お言葉でございますが その5 - 言葉の軽さ、思いの軽さ

 私は、ツイッター、フェイスブック、ラインなどを利用していない。利用している友人からは、便利、楽しい、役に立つなどの声を聞くが、使ったことがないし、使わなくても特段の不便さを感じないので、そのことが実感として分からない。
 日経ビジネス(1月20日号)のコラムに、インターネットのツイッターに書き込まれた文章と、それに反応した書き込みの一部が紹介されていた。コラムニストのO氏の連載である。

 今年の1月3日に、東京有楽町で新幹線線路脇のパチンコ店が火災になり、新幹線が数時間止まった。その際の、ある列車内に数時間閉じ込められた乗客からのツイッターへの書き込みである。この人はその間立ちっぱなしだったので、グリーン車の空き席にせめて高齢者、子供連れだけでも座らせてくれないかと、車掌に頼んだのだという。
コラムに紹介されたネットの書き込みの言葉の一部である。
「ちょいと新幹線の車掌さんよ‥‥‥、」
「全っっっ然、やさしくなーい。」
「お願いお願いって言ってもダメだった。」
「あたいの説得力の無さったら‥‥‥チーン」

 この記事が“炎上”したのだという。このツイートに対して、膨大な量の書き込みが寄せられたのだそうだ。O氏によると“どれもこれもが”以下のようなものだという。
「乞食か?」
「一生涯要求だけしてろよ、クズ」
「新種のクレーマーだな」
「てめえみたいな客がいるから、余計な仕事が増えるんだろうが、ゴミ」
といったものだったそうで、O氏は「ネット言論においては、もはや、“残酷”が規定値になっている」と解説している。

 インターネットは、無機質な媒体を介してデジタル信号をやり取りし、パソコンなどの画面で活字化されて読むので、書き込み自体がお互いに軽い気持ちなのだろう。面と向かっていたらこんな表現はしないだろうと思う。「チーン」にしても「クズ」にしても、思いがそれほど深刻でないからつかえる言葉なのだろう。

 人の考えには完全はない。矛盾もあるだろう。主張することも自由だが、反論することも自由だ。また、言葉が有限である以上、言葉をつかって完全な思いを表現することもでき得ないことも事実だ。
 一方、人間は言葉をつかわなければ考えることができない。言葉をつかわなければ他人に考えを伝えることもできない。間違いなくいえることは、考えや思いが深ければ言葉を選ぶであろうことである。反対に、言葉を選ぶこと、言葉によって表現しようとする意味を深めることが、考えや思いを深めることになるのである。

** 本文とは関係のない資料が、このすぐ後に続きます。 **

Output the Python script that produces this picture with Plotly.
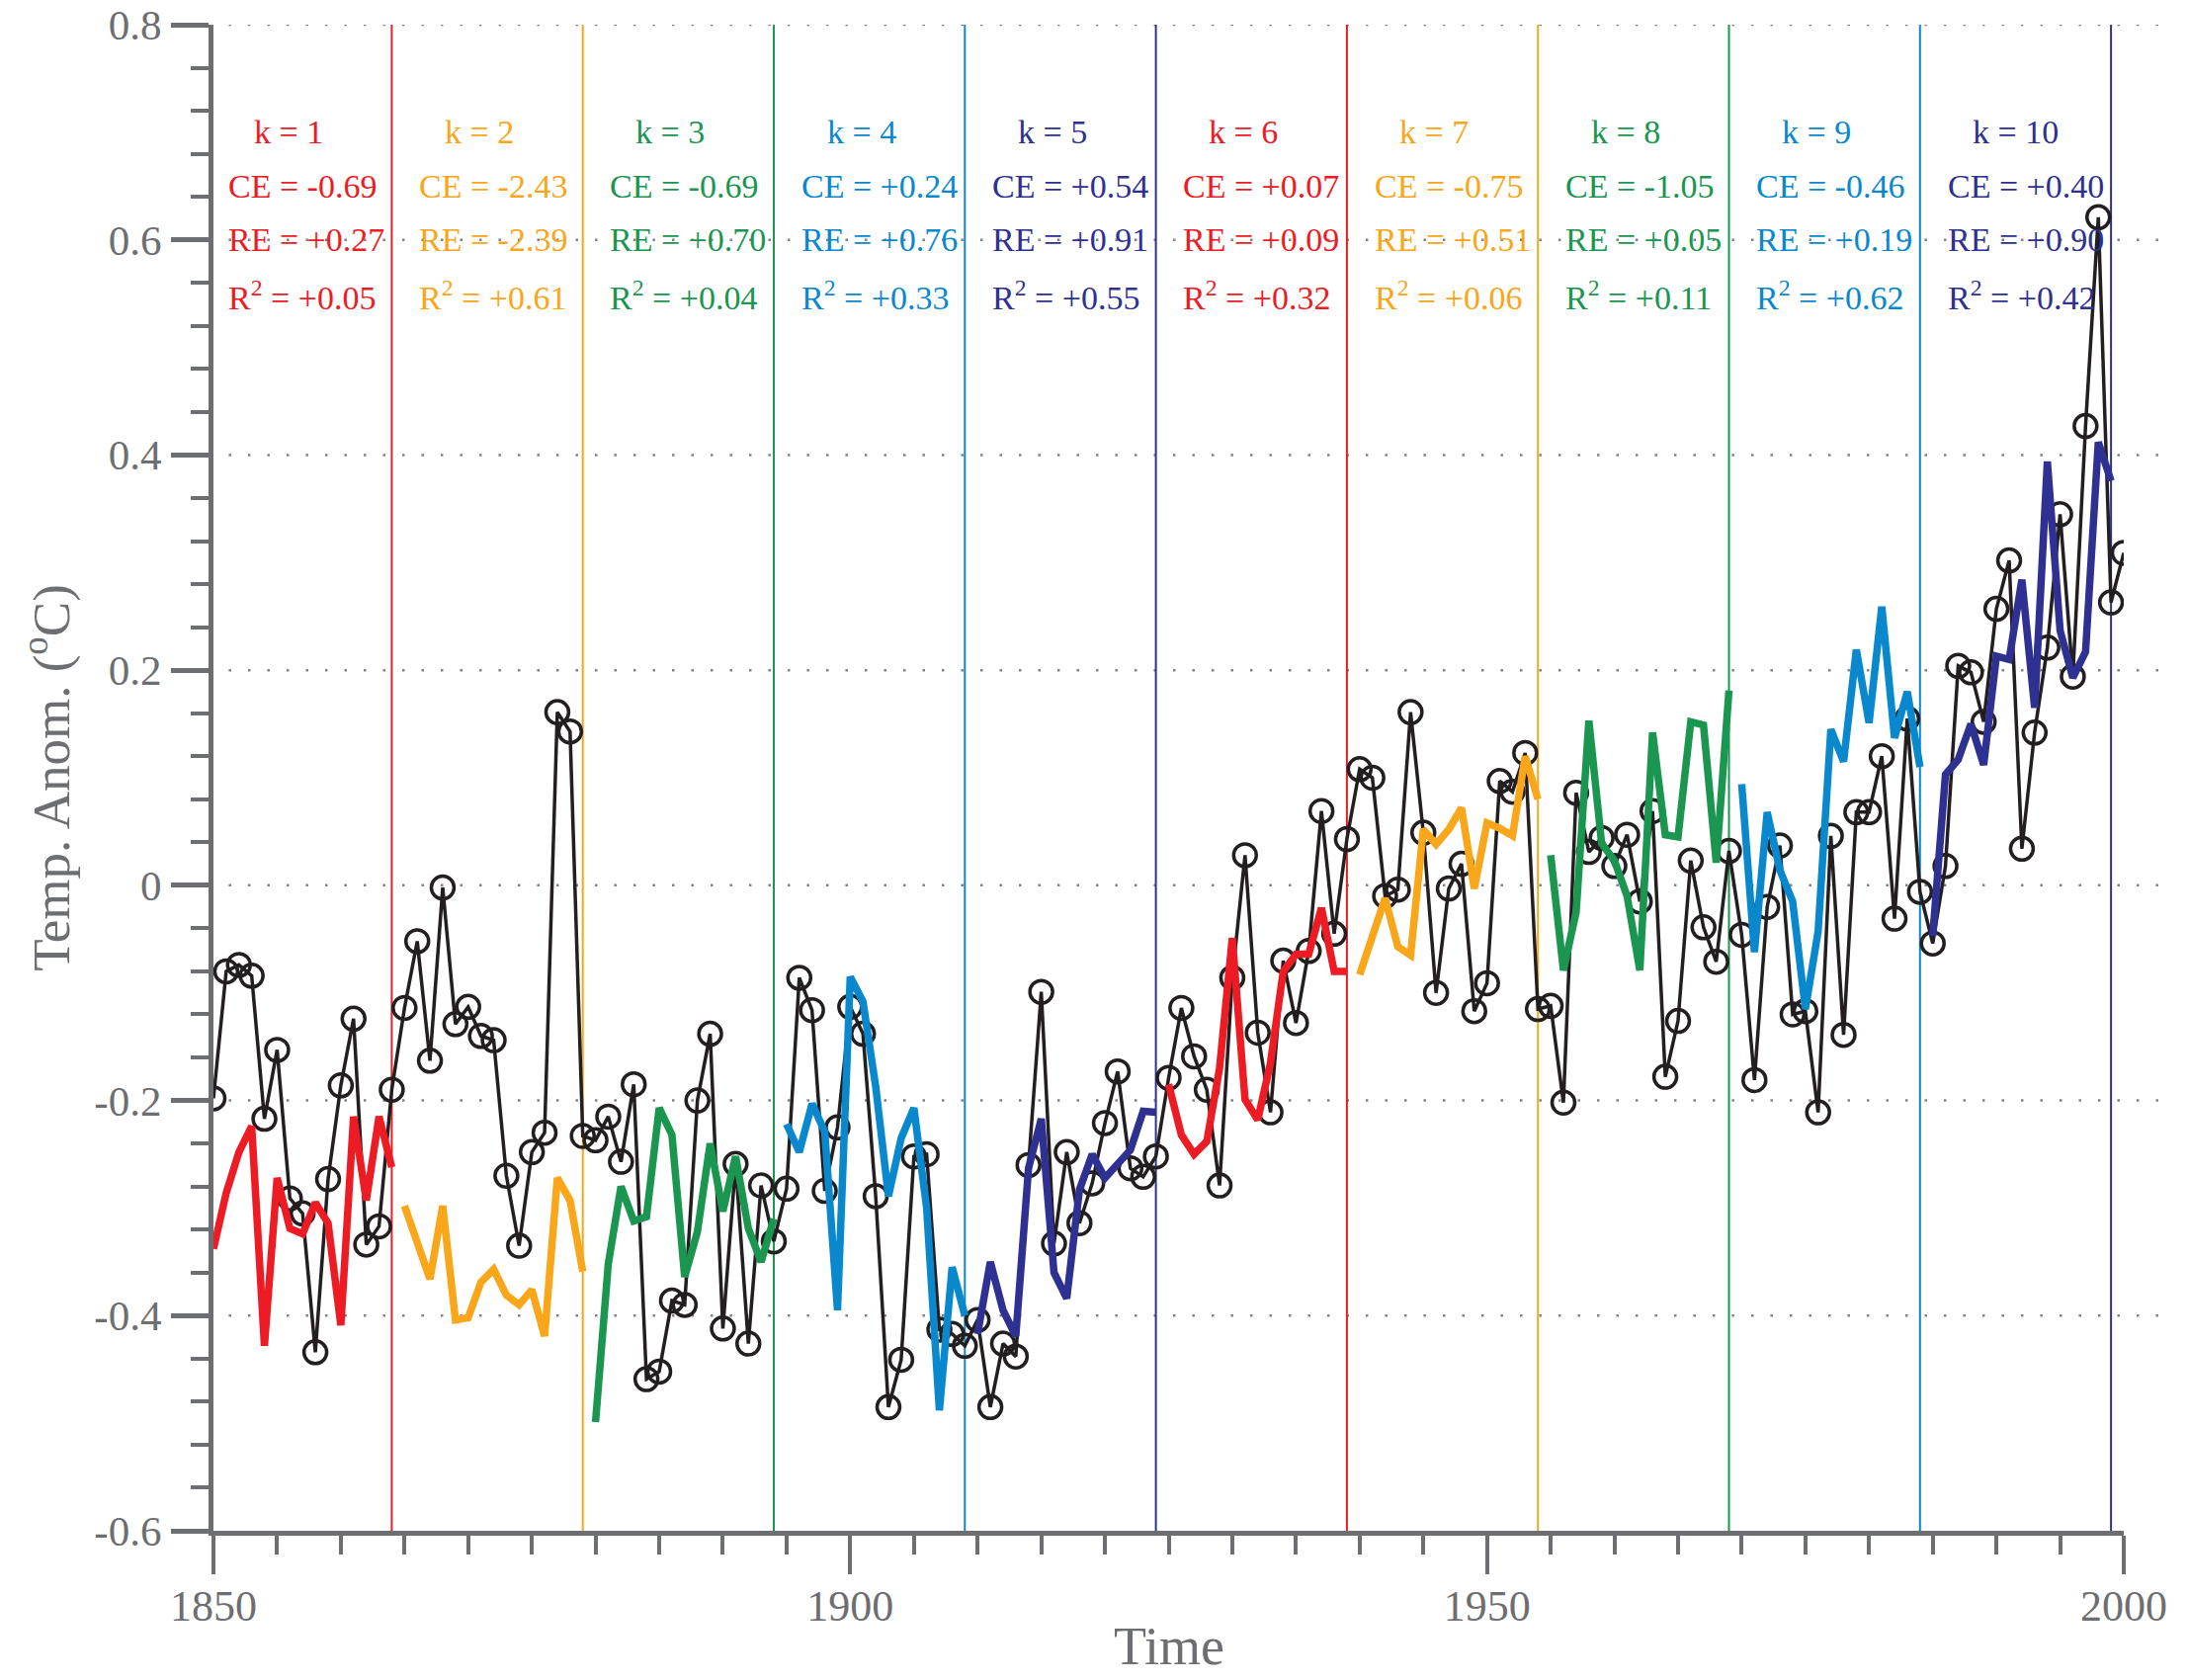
import plotly.graph_objects as go

# ---------------- data ----------------
years = list(range(1850, 2001))
observed = [
    -0.198, -0.080, -0.074, -0.084, -0.217, -0.153, -0.291, -0.305, -0.434, -0.273,
    -0.186, -0.124, -0.334, -0.317, -0.190, -0.114, -0.052, -0.163, -0.002, -0.129,
    -0.113, -0.140, -0.144, -0.270, -0.335, -0.248, -0.230, 0.161, 0.143, -0.233,
    -0.237, -0.215, -0.257, -0.185, -0.459, -0.452, -0.386, -0.390, -0.200, -0.138,
    -0.412, -0.259, -0.426, -0.279, -0.331, -0.282, -0.086, -0.116, -0.284, -0.225,
    -0.113, -0.138, -0.289, -0.485, -0.441, -0.252, -0.250, -0.413, -0.417, -0.428,
    -0.404, -0.485, -0.426, -0.438, -0.260, -0.099, -0.333, -0.248, -0.314, -0.277,
    -0.221, -0.173, -0.263, -0.271, -0.252, -0.179, -0.114, -0.159, -0.190, -0.279,
    -0.086, 0.028, -0.137, -0.211, -0.070, -0.128, -0.061, 0.069, -0.045, 0.043,
    0.108, 0.100, -0.010, -0.004, 0.161, 0.049, -0.100, -0.003, 0.020, -0.117,
    -0.091, 0.097, 0.087, 0.123, -0.115, -0.112, -0.202, 0.086, 0.031, 0.044,
    0.018, 0.047, -0.015, 0.069, -0.178, -0.126, 0.023, -0.039, -0.071, 0.032,
    -0.046, -0.181, -0.020, 0.037, -0.120, -0.117, -0.211, 0.046, -0.139, 0.068,
    0.068, 0.120, -0.031, 0.155, -0.006, -0.054, 0.018, 0.204, 0.198, 0.152,
    0.257, 0.302, 0.034, 0.142, 0.221, 0.345, 0.194, 0.427, 0.621, 0.263,
    0.309,
]

seg_start = [1850, 1865, 1880, 1895, 1910, 1925, 1940, 1955, 1970, 1985]
seg_end = [1864, 1879, 1894, 1909, 1924, 1939, 1954, 1969, 1984, 1999]

k1 = [-0.338, -0.286, -0.248, -0.224, -0.428, -0.272, -0.319, -0.324, -0.295, -0.314, -0.409, -0.215, -0.293, -0.215, -0.262]
k2 = [-0.298, -0.333, -0.366, -0.298, -0.404, -0.402, -0.369, -0.357, -0.381, -0.390, -0.376, -0.419, -0.272, -0.293, -0.359]
k3 = [-0.499, -0.352, -0.280, -0.312, -0.308, -0.207, -0.232, -0.364, -0.322, -0.240, -0.303, -0.252, -0.319, -0.350, -0.310]
k4 = [-0.222, -0.248, -0.203, -0.229, -0.395, -0.085, -0.108, -0.187, -0.289, -0.235, -0.207, -0.300, -0.488, -0.355, -0.400]
k5 = [-0.417, -0.350, -0.395, -0.419, -0.263, -0.217, -0.360, -0.384, -0.283, -0.250, -0.272, -0.258, -0.246, -0.210, -0.211]
k6 = [-0.185, -0.232, -0.250, -0.238, -0.170, -0.049, -0.199, -0.218, -0.165, -0.080, -0.064, -0.064, -0.021, -0.080, -0.080]
k7 = [-0.083, -0.047, -0.012, -0.057, -0.065, 0.052, 0.038, 0.052, 0.072, -0.003, 0.058, 0.053, 0.046, 0.120, 0.080]
k8 = [0.028, -0.079, -0.025, 0.153, 0.039, 0.023, -0.010, -0.079, 0.142, 0.047, 0.045, 0.152, 0.149, 0.021, 0.181]
k9 = [0.094, -0.062, 0.068, 0.014, -0.015, -0.115, -0.043, 0.145, 0.115, 0.219, 0.151, 0.259, 0.137, 0.180, 0.110]
k10 = [-0.047, 0.103, 0.117, 0.150, 0.112, 0.213, 0.210, 0.284, 0.165, 0.394, 0.237, 0.193, 0.217, 0.412, 0.376]
segments = [k1, k2, k3, k4, k5, k6, k7, k8, k9, k10]

k_labels = ["k = 1", "k = 2", "k = 3", "k = 4", "k = 5", "k = 6", "k = 7", "k = 8", "k = 9", "k = 10"]
ce_labels = ["-0.69", "-2.43", "-0.69", "+0.24", "+0.54", "+0.07", "-0.75", "-1.05", "-0.46", "+0.40"]
re_labels = ["+0.27", "-2.39", "+0.70", "+0.76", "+0.91", "+0.09", "+0.51", "+0.05", "+0.19", "+0.90"]
r2_labels = ["+0.05", "+0.61", "+0.04", "+0.33", "+0.55", "+0.32", "+0.06", "+0.11", "+0.62", "+0.42"]

y_ticks = [-0.6, -0.4, -0.2, 0, 0.2, 0.4, 0.6, 0.8]
y_ticktext = ["-0.6", "-0.4", "-0.2", "0", "0.2", "0.4", "0.6", "0.8"]
grid_levels = [-0.4, -0.2, 0, 0.2, 0.4, 0.6, 0.8]

# ---------------- style ----------------
palette = ["#ED1C24", "#FAA61A", "#1B9650", "#0A88CE", "#2E3192"]
seg_colors = [palette[i % 5] for i in range(10)]
GRAY = "#6D6E71"
BLACK = "#231F20"
FONT = "Liberation Serif, Times New Roman, serif"

fig = go.Figure()

# observed series
fig.add_trace(go.Scatter(
    x=years, y=observed, mode="lines+markers",
    line=dict(color=BLACK, width=3.5),
    marker=dict(symbol="circle-open", size=23, color=BLACK, line=dict(width=3.5, color=BLACK)),
    showlegend=False, hoverinfo="skip",
))

# reconstructed segments
for i, seg in enumerate(segments):
    xs = list(range(seg_start[i], seg_start[i] + len(seg)))
    fig.add_trace(go.Scatter(
        x=xs, y=seg, mode="lines",
        line=dict(color=seg_colors[i], width=7.5),
        showlegend=False, hoverinfo="skip",
    ))

shapes = []
# dotted horizontal gridlines (extend a bit beyond 2000 like the original)
for g in grid_levels:
    shapes.append(dict(type="line", xref="paper", yref="y", x0=0.008, x1=1.022, y0=g, y1=g,
                       line=dict(color="#808285", width=2.5, dash="2.5px,17px"), layer="below"))
# vertical segment boundaries
for i, xe in enumerate(seg_end):
    shapes.append(dict(type="line", xref="x", yref="y", x0=xe, x1=xe, y0=-0.6, y1=0.8,
                       line=dict(color=seg_colors[i], width=2), layer="below"))

annotations = []
for i in range(10):
    c = seg_colors[i]
    f = dict(family=FONT, size=34, color=c)
    annotations.append(dict(x=seg_start[i] + 3.0, y=0.70, xref="x", yref="y", text=k_labels[i],
                            showarrow=False, xanchor="left", yanchor="middle", font=f))
    annotations.append(dict(x=seg_start[i] + 1.0, y=0.65, xref="x", yref="y", text="CE = " + ce_labels[i],
                            showarrow=False, xanchor="left", yanchor="middle", font=f))
    annotations.append(dict(x=seg_start[i] + 1.0, y=0.60, xref="x", yref="y", text="RE = " + re_labels[i],
                            showarrow=False, xanchor="left", yanchor="middle", font=f))
    annotations.append(dict(x=seg_start[i] + 1.0, y=0.548, xref="x", yref="y", text="R<sup>2</sup> = " + r2_labels[i],
                            showarrow=False, xanchor="left", yanchor="middle", font=f))

# axis titles
annotations.append(dict(x=-0.087, y=0.50, xref="paper", yref="paper", text="Temp. Anom. (<sup>o</sup>C)",
                        textangle=-90, showarrow=False, xanchor="center", yanchor="middle",
                        font=dict(family=FONT, size=53, color=GRAY)))
annotations.append(dict(x=0.5, y=-0.0975, xref="paper", yref="paper", text="Time",
                        showarrow=False, xanchor="center", yanchor="bottom",
                        font=dict(family=FONT, size=54, color=GRAY)))

fig.update_layout(
    width=2214, height=1700,
    margin=dict(l=216, r=65, t=25, b=151, autoexpand=False),
    paper_bgcolor="white", plot_bgcolor="white",
    shapes=shapes, annotations=annotations,
    showlegend=False,
    xaxis=dict(
        range=[1850, 2000], showgrid=False, zeroline=False, automargin=False,
        showline=True, linecolor=GRAY, linewidth=5,
        ticks="outside", ticklen=39, tickwidth=4, tickcolor=GRAY,
        tick0=1850, dtick=50, ticklabelstandoff=-6,
        tickfont=dict(family=FONT, size=44, color=GRAY),
        minor=dict(ticks="outside", tick0=1850, dtick=5, ticklen=19, tickwidth=4, tickcolor=GRAY, showgrid=False),
    ),
    yaxis=dict(
        range=[-0.6, 0.8], showgrid=False, zeroline=False, automargin=False,
        showline=True, linecolor=GRAY, linewidth=5,
        ticks="outside", ticklen=38, tickwidth=5, tickcolor=GRAY,
        tickmode="array", tickvals=y_ticks, ticktext=y_ticktext, ticklabelstandoff=1,
        tickfont=dict(family=FONT, size=43, color=GRAY),
        minor=dict(ticks="outside", tickmode="linear", tick0=-0.6, dtick=0.04, ticklen=18, tickwidth=4,
                   tickcolor=GRAY, showgrid=False),
    ),
)

fig.write_html("out.html")
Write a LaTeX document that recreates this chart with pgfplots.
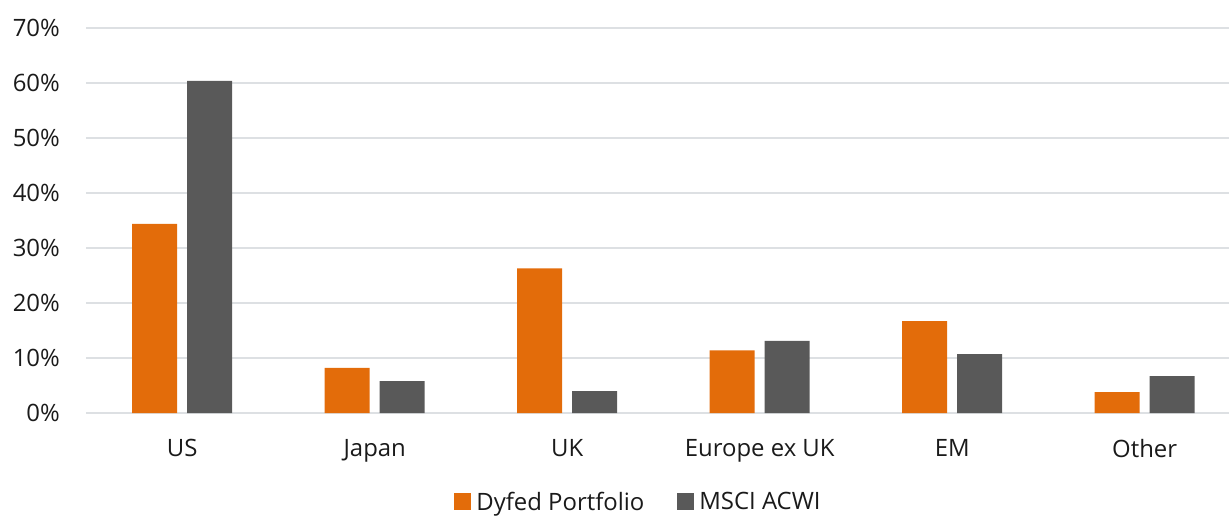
\documentclass[border=0pt]{standalone}
\usepackage{fontspec}
\setmainfont{Open Sans}
\usepackage{pgfplots}
\pgfplotsset{compat=1.18}

\definecolor{dyfed}{HTML}{E36C0A}
\definecolor{acwi}{HTML}{595959}
\definecolor{gridgray}{HTML}{DDE0E3}
\definecolor{txt}{HTML}{1A1A1A}

\begin{document}
\begin{tikzpicture}
% the plot area runs a little past the right edge, as in the reference
\useasboundingbox (-86bp,-103bp) rectangle (1143bp,413bp);
\begin{axis}[
    scale only axis,
    width=1155bp, height=385bp,
    at={(0,0)}, anchor=south west,
    ybar, bar width=45bp,
    xmin=-0.5, xmax=5.5,
    ymin=0, ymax=70,
    ytick={0,10,...,70},
    yticklabel={\pgfmathprintnumber{\tick}\%},
    xtick=data,
    xticklabels={US,Japan,UK,Europe ex UK,EM,Other},
    major tick length=0pt,
    axis line style={draw=none},
    ymajorgrids,
    grid style={gridgray, line width=1.5bp},
    font=\fontsize{24}{28}\selectfont\color{txt},
    /pgf/number format/assume math mode=true,
    yticklabel style={inner sep=0pt, xshift=-26bp},
    xticklabel style={inner sep=0pt, yshift=-26bp},
    legend columns=2,
    legend style={draw=none, at={(0.4775,-0.231)}, anchor=center,
        font=\fontsize{24}{28}\selectfont\color{txt},
        inner sep=0pt, outer sep=0pt,
        nodes={inner sep=0pt},
        /tikz/every odd column/.append style={column sep=5bp},
        /tikz/every even column/.append style={column sep=33bp}},
    legend image code/.code={\fill[#1] (0bp,-8.5bp) rectangle (17bp,8.5bp);},
]
\addplot[fill=dyfed, draw=none, bar shift=-27.5bp] coordinates {
    (0,34.4) (1,8.2) (2,26.3) (3,11.4) (4,16.7) (5,3.8)
};
\addplot[fill=acwi, draw=none, bar shift=27.5bp] coordinates {
    (0,60.4) (1,5.8) (2,4.0) (3,13.1) (4,10.7) (5,6.7)
};
\legend{Dyfed Portfolio,MSCI ACWI}
\end{axis}
\end{tikzpicture}
\end{document}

 インターネット上で議論し、書き込みをしている人々も、意見を述べ合うという意味では、少しは考えを深めているのであろう。しかし、こういった書き込みの応酬では、考えや思いがそれほど深まるとは思えない。むしろ、人間が本来持ち得る、他人への優しさや思いが削がれていくのではないだろうか。
 インターネット上だから書けるのだろうが、一方でそのような人が面接で会話した時に発する言葉とは、その人の本質をどちらがより表しているのだろうか。

 少なくとも「チーン」も「乞食」も「クズ」も「ゴミ」も、直接的に相手方に発する言葉としては、私の日常の会話にはない言葉である。また、他人がつかうにしても、私にとっては思いもよらない言葉である。読むだけでも心が暗くなる。
 インターネット上の書き込みで、こういった言葉が常識化、常態化しているのであれば、ツイッター、フェイスブック、ラインなどは、私には当分、縁がなくてもよいと思える。便利さよりも大切な、知恵と思いを深めるために。